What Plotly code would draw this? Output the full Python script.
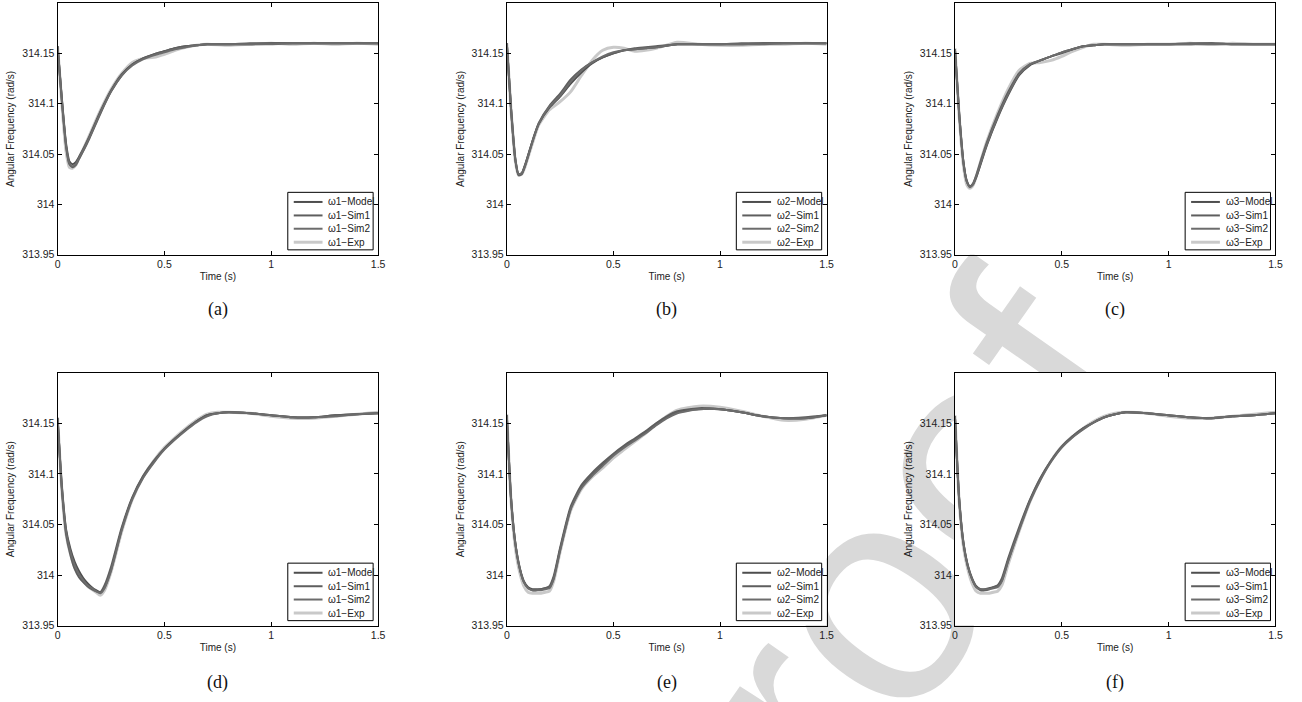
import plotly.graph_objects as go

W, H = 1302, 702

# ---- data -------------------------------------------------------------
time_top = [0, 0.02, 0.04, 0.055, 0.07, 0.085, 0.1, 0.125, 0.15, 0.2, 0.25, 0.3, 0.35, 0.4,
            0.45, 0.5, 0.55, 0.6, 0.65, 0.7, 0.8, 0.9, 1.0, 1.1, 1.2, 1.3, 1.4, 1.5]
time_bottom = [0, 0.02, 0.04, 0.06, 0.08, 0.1, 0.12, 0.14, 0.16, 0.18, 0.2, 0.22, 0.25, 0.3,
               0.35, 0.4, 0.45, 0.5, 0.55, 0.6, 0.65, 0.7, 0.75, 0.8, 0.9, 1.0, 1.1, 1.2,
               1.3, 1.4, 1.5]

series_names = ["Model", "Sim1", "Sim2", "Exp"]
panel_labels = ["(a)", "(b)", "(c)", "(d)", "(e)", "(f)"]
machine_ids = ["1", "2", "3", "1", "2", "3"]

y_tick_vals = [313.95, 314.0, 314.05, 314.1, 314.15]
y_tick_text = ["313.95", "314", "314.05", "314.1", "314.15"]
x_tick_vals = [0, 0.5, 1, 1.5]
x_tick_text = ["0", "0.5", "1", "1.5"]

# (a) omega1, first case
a_model = [314.157, 314.105, 314.060, 314.043, 314.040, 314.042, 314.047, 314.057, 314.068, 314.092,
           314.113, 314.129, 314.139, 314.145, 314.149, 314.152, 314.155, 314.157, 314.158, 314.159,
           314.159, 314.159, 314.160, 314.160, 314.160, 314.160, 314.160, 314.160]
a_sim1 = [314.157, 314.103, 314.057, 314.040, 314.037, 314.039, 314.045, 314.055, 314.066, 314.090,
          314.112, 314.128, 314.139, 314.145, 314.149, 314.152, 314.155, 314.157, 314.158, 314.159,
          314.159, 314.160, 314.160, 314.160, 314.160, 314.160, 314.160, 314.160]
a_sim2 = [314.157, 314.104, 314.058, 314.041, 314.038, 314.040, 314.046, 314.056, 314.067, 314.091,
          314.112, 314.128, 314.138, 314.144, 314.148, 314.151, 314.154, 314.156, 314.158, 314.159,
          314.159, 314.159, 314.159, 314.160, 314.160, 314.160, 314.160, 314.160]
a_exp = [314.157, 314.100, 314.052, 314.037, 314.036, 314.039, 314.046, 314.057, 314.069, 314.093,
         314.114, 314.130, 314.141, 314.145, 314.146, 314.149, 314.153, 314.156, 314.158, 314.159,
         314.158, 314.159, 314.160, 314.159, 314.160, 314.159, 314.160, 314.159]

# (b) omega2, first case
b_model = [314.160, 314.095, 314.045, 314.030, 314.031, 314.039, 314.049, 314.066, 314.080, 314.096,
           314.107, 314.120, 314.131, 314.140, 314.146, 314.150, 314.153, 314.154, 314.155, 314.156,
           314.159, 314.159, 314.159, 314.159, 314.160, 314.160, 314.160, 314.160]
b_sim1 = [314.160, 314.094, 314.044, 314.029, 314.030, 314.038, 314.048, 314.066, 314.081, 314.098,
          314.110, 314.124, 314.134, 314.141, 314.146, 314.150, 314.153, 314.155, 314.156, 314.157,
          314.159, 314.159, 314.159, 314.160, 314.160, 314.160, 314.160, 314.160]
b_sim2 = [314.160, 314.095, 314.045, 314.030, 314.031, 314.038, 314.048, 314.065, 314.080, 314.097,
          314.108, 314.122, 314.133, 314.141, 314.147, 314.151, 314.153, 314.154, 314.155, 314.156,
          314.159, 314.159, 314.159, 314.159, 314.159, 314.160, 314.160, 314.160]
b_exp = [314.160, 314.093, 314.043, 314.029, 314.030, 314.037, 314.047, 314.064, 314.079, 314.094,
         314.102, 314.112, 314.128, 314.143, 314.153, 314.156, 314.155, 314.152, 314.153, 314.155,
         314.161, 314.159, 314.158, 314.158, 314.159, 314.159, 314.160, 314.159]

# (c) omega3, first case
c_model = [314.154, 314.090, 314.042, 314.024, 314.018, 314.020, 314.027, 314.043, 314.059, 314.086,
           314.109, 314.128, 314.138, 314.143, 314.147, 314.151, 314.154, 314.157, 314.158, 314.159,
           314.159, 314.159, 314.159, 314.159, 314.160, 314.159, 314.159, 314.159]
c_sim1 = [314.154, 314.089, 314.041, 314.023, 314.018, 314.021, 314.029, 314.046, 314.062, 314.089,
          314.112, 314.130, 314.139, 314.143, 314.147, 314.150, 314.154, 314.157, 314.158, 314.159,
          314.159, 314.159, 314.159, 314.160, 314.160, 314.159, 314.159, 314.159]
c_sim2 = [314.154, 314.090, 314.041, 314.023, 314.017, 314.020, 314.028, 314.044, 314.060, 314.087,
          314.110, 314.129, 314.139, 314.143, 314.147, 314.151, 314.154, 314.157, 314.158, 314.159,
          314.159, 314.159, 314.159, 314.159, 314.159, 314.159, 314.159, 314.159]
c_exp = [314.155, 314.087, 314.038, 314.020, 314.016, 314.019, 314.028, 314.046, 314.063, 314.091,
         314.115, 314.133, 314.140, 314.141, 314.143, 314.147, 314.152, 314.156, 314.159, 314.159,
         314.158, 314.159, 314.159, 314.160, 314.159, 314.160, 314.159, 314.159]

# (d) omega1, second case
d_model = [314.155, 314.088, 314.045, 314.026, 314.013, 314.004, 313.997, 313.992, 313.988, 313.985,
           313.983, 313.988, 314.005, 314.045, 314.076, 314.097, 314.112, 314.125, 314.135, 314.144,
           314.152, 314.158, 314.160, 314.161, 314.160, 314.158, 314.156, 314.156, 314.158, 314.159,
           314.160]
d_sim1 = [314.155, 314.085, 314.040, 314.020, 314.006, 313.998, 313.993, 313.989, 313.986, 313.984,
          313.983, 313.990, 314.008, 314.047, 314.077, 314.098, 314.113, 314.125, 314.135, 314.144,
          314.152, 314.158, 314.160, 314.161, 314.160, 314.158, 314.156, 314.156, 314.158, 314.159,
          314.160]
d_sim2 = [314.155, 314.087, 314.043, 314.023, 314.010, 314.001, 313.995, 313.990, 313.987, 313.984,
          313.982, 313.987, 314.004, 314.044, 314.075, 314.096, 314.111, 314.124, 314.134, 314.143,
          314.151, 314.157, 314.160, 314.161, 314.160, 314.158, 314.156, 314.156, 314.157, 314.159,
          314.160]
d_exp = [314.156, 314.084, 314.040, 314.021, 314.008, 314.000, 313.994, 313.989, 313.986, 313.983,
         313.980, 313.985, 314.003, 314.043, 314.075, 314.097, 314.113, 314.126, 314.136, 314.145,
         314.153, 314.159, 314.161, 314.161, 314.160, 314.157, 314.155, 314.155, 314.157, 314.159,
         314.161]

# (e) omega2, second case
e_model = [314.158, 314.076, 314.032, 314.008, 313.994, 313.988, 313.986, 313.986, 313.986, 313.987,
           313.988, 313.997, 314.025, 314.066, 314.087, 314.099, 314.109, 314.119, 314.127, 314.134,
           314.141, 314.149, 314.156, 314.161, 314.164, 314.164, 314.161, 314.157, 314.155, 314.155,
           314.158]
e_sim1 = [314.158, 314.075, 314.031, 314.007, 313.993, 313.987, 313.985, 313.985, 313.986, 313.987,
          313.989, 313.999, 314.027, 314.068, 314.089, 314.101, 314.111, 314.120, 314.128, 314.135,
          314.142, 314.150, 314.157, 314.162, 314.165, 314.164, 314.161, 314.157, 314.155, 314.156,
          314.158]
e_sim2 = [314.158, 314.075, 314.031, 314.007, 313.993, 313.987, 313.985, 313.985, 313.985, 313.986,
          313.987, 313.996, 314.024, 314.065, 314.086, 314.098, 314.108, 314.118, 314.126, 314.133,
          314.140, 314.148, 314.155, 314.160, 314.164, 314.164, 314.161, 314.157, 314.155, 314.155,
          314.158]
e_exp = [314.159, 314.073, 314.027, 314.003, 313.989, 313.983, 313.982, 313.982, 313.982, 313.983,
         313.984, 313.994, 314.023, 314.064, 314.085, 314.097, 314.106, 314.116, 314.124, 314.132,
         314.140, 314.149, 314.157, 314.163, 314.167, 314.166, 314.162, 314.157, 314.153, 314.154,
         314.158]

# (f) omega3, second case
f_model = [314.157, 314.075, 314.032, 314.010, 313.997, 313.989, 313.986, 313.986, 313.987, 313.988,
           313.989, 313.995, 314.015, 314.045, 314.073, 314.095, 314.113, 314.127, 314.137, 314.145,
           314.151, 314.156, 314.159, 314.161, 314.160, 314.158, 314.156, 314.155, 314.157, 314.158,
           314.160]
f_sim1 = [314.157, 314.074, 314.031, 314.009, 313.996, 313.988, 313.985, 313.985, 313.986, 313.988,
          313.990, 313.997, 314.017, 314.047, 314.074, 314.096, 314.113, 314.127, 314.137, 314.145,
          314.151, 314.156, 314.159, 314.161, 314.160, 314.158, 314.156, 314.155, 314.157, 314.158,
          314.160]
f_sim2 = [314.157, 314.075, 314.031, 314.009, 313.996, 313.988, 313.986, 313.986, 313.986, 313.987,
          313.988, 313.994, 314.014, 314.044, 314.072, 314.094, 314.112, 314.126, 314.136, 314.144,
          314.151, 314.156, 314.159, 314.161, 314.160, 314.158, 314.156, 314.155, 314.157, 314.158,
          314.160]
f_exp = [314.158, 314.072, 314.028, 314.006, 313.992, 313.984, 313.982, 313.982, 313.982, 313.983,
         313.984, 313.990, 314.011, 314.043, 314.072, 314.095, 314.113, 314.127, 314.137, 314.145,
         314.152, 314.157, 314.160, 314.161, 314.160, 314.157, 314.155, 314.155, 314.157, 314.159,
         314.161]

panels = [
    (time_top, [a_model, a_sim1, a_sim2, a_exp]),
    (time_top, [b_model, b_sim1, b_sim2, b_exp]),
    (time_top, [c_model, c_sim1, c_sim2, c_exp]),
    (time_bottom, [d_model, d_sim1, d_sim2, d_exp]),
    (time_bottom, [e_model, e_sim1, e_sim2, e_exp]),
    (time_bottom, [f_model, f_sim1, f_sim2, f_exp]),
]

# ---- styling ----------------------------------------------------------
line_colors = ["#4e4e4e", "#5e5e5e", "#6c6c6c", "#c9c9c9"]
line_widths = [2.0, 2.0, 2.0, 3.0]
SANS = "Liberation Sans, Arial, Helvetica, sans-serif"
SERIF = "Liberation Serif, Times New Roman, serif"
TXT = "#222222"
TICK_SIZE = 10.5

# plot-area boxes in pixels: (left, right) per column, (top, bottom) per row
cols_px = [(55, 378), (507.7, 830), (959.3, 1282.3)]
rows_px = [(3, 257), (376, 631)]
Y_RANGE = [313.95, 314.2]
X_RANGE = [0, 1.5]


def fx(px):
    return px / W


def fy(py):
    return 1 - py / H


fig = go.Figure()
shapes = []
annotations = []

# light diagonal watermark, sitting underneath the plot areas
wm_cx, wm_cy = 833, 611
shapes.append(dict(
    type="rect", xref="paper", yref="paper", layer="below",
    x0=fx(wm_cx - 1), x1=fx(wm_cx + 1), y0=fy(wm_cy + 1), y1=fy(wm_cy - 1),
    line=dict(width=0), fillcolor="rgba(0,0,0,0)",
    label=dict(text="Proof", textangle=-55, textposition="middle center",
               font=dict(family=SANS, size=310, color="#d9d9d9")),
))

for i, (t, ys) in enumerate(panels):
    r, c = divmod(i, 3)
    left, right = cols_px[c]
    top, bottom = rows_px[r]
    sfx = "" if i == 0 else str(i + 1)
    xname, yname = "x" + sfx, "y" + sfx

    # draw lighter experimental trace first so the darker ones sit on top
    order = [3, 0, 1, 2]
    for k in order:
        fig.add_trace(go.Scatter(
            x=t, y=ys[k], mode="lines", xaxis=xname, yaxis=yname,
            name="\u03c9" + machine_ids[i] + "-" + series_names[k],
            line=dict(color=line_colors[k], width=line_widths[k], shape="spline", smoothing=0.6),
            showlegend=False, hoverinfo="skip",
        ))

    axis_common = dict(
        showline=True, linecolor="black", linewidth=1, mirror="allticks",
        ticks="inside", ticklen=4, tickcolor="black", tickwidth=1,
        showgrid=False, zeroline=False,
        tickfont=dict(family=SANS, size=TICK_SIZE, color=TXT),
    )
    fig.update_layout(**{
        "xaxis" + sfx: dict(
            domain=[fx(left), fx(right)], anchor=yname, range=X_RANGE,
            tickvals=x_tick_vals, ticktext=x_tick_text,
            title=dict(text="Time (s)", font=dict(family=SANS, size=10, color=TXT), standoff=3),
            **axis_common),
        "yaxis" + sfx: dict(
            domain=[fy(bottom), fy(top)], anchor=xname, range=Y_RANGE,
            tickvals=y_tick_vals, ticktext=y_tick_text,
            title=dict(text="Angular Frequency (rad/s)", font=dict(family=SANS, size=10, color=TXT), standoff=5),
            **axis_common),
    })

    # white plot area that hides the watermark behind the data
    shapes.append(dict(type="rect", xref=xname, yref=yname, layer="below",
                       x0=X_RANGE[0], x1=X_RANGE[1], y0=Y_RANGE[0], y1=Y_RANGE[1],
                       line=dict(width=0), fillcolor="white"))

    # legend box in the lower-right corner of each panel
    shapes.append(dict(type="rect", xref="paper", yref="paper", layer="above",
                       x0=fx(right - 91), x1=fx(right - 5), y0=fy(bottom - 5), y1=fy(bottom - 63),
                       line=dict(color="black", width=1), fillcolor="white"))
    row_offsets = [53.3, 39.7, 26.3, 12.7]
    for k in range(4):
        yy = bottom - row_offsets[k]
        shapes.append(dict(type="line", xref="paper", yref="paper", layer="above",
                           x0=fx(right - 85), x1=fx(right - 56), y0=fy(yy), y1=fy(yy),
                           line=dict(color=line_colors[k], width=line_widths[k])))
        annotations.append(dict(
            xref="paper", yref="paper", x=fx(right - 52), y=fy(yy),
            xanchor="left", yanchor="middle", showarrow=False,
            text="\u03c9" + machine_ids[i] + "\u2212" + series_names[k],
            font=dict(family=SANS, size=10, color=TXT),
        ))

    # panel caption
    cap_y = 312 if r == 0 else 688
    annotations.append(dict(
        xref="paper", yref="paper", x=fx((left + right) / 2), y=fy(cap_y),
        xanchor="center", yanchor="middle", showarrow=False,
        text=panel_labels[i], font=dict(family=SERIF, size=18, color="#111111"),
    ))

fig.update_layout(
    width=W, height=H, margin=dict(l=0, r=0, t=0, b=0),
    paper_bgcolor="white", plot_bgcolor="white",
    shapes=shapes, annotations=annotations, showlegend=False,
)

fig.write_html("out.html")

### What to produce
Without any pictures, reproduce the lines from the first one in the material through the line that has "W, H = 1302, 702", exactly as they appear.

### The answer
What Plotly code would draw this? Output the full Python script.
import plotly.graph_objects as go

W, H = 1302, 702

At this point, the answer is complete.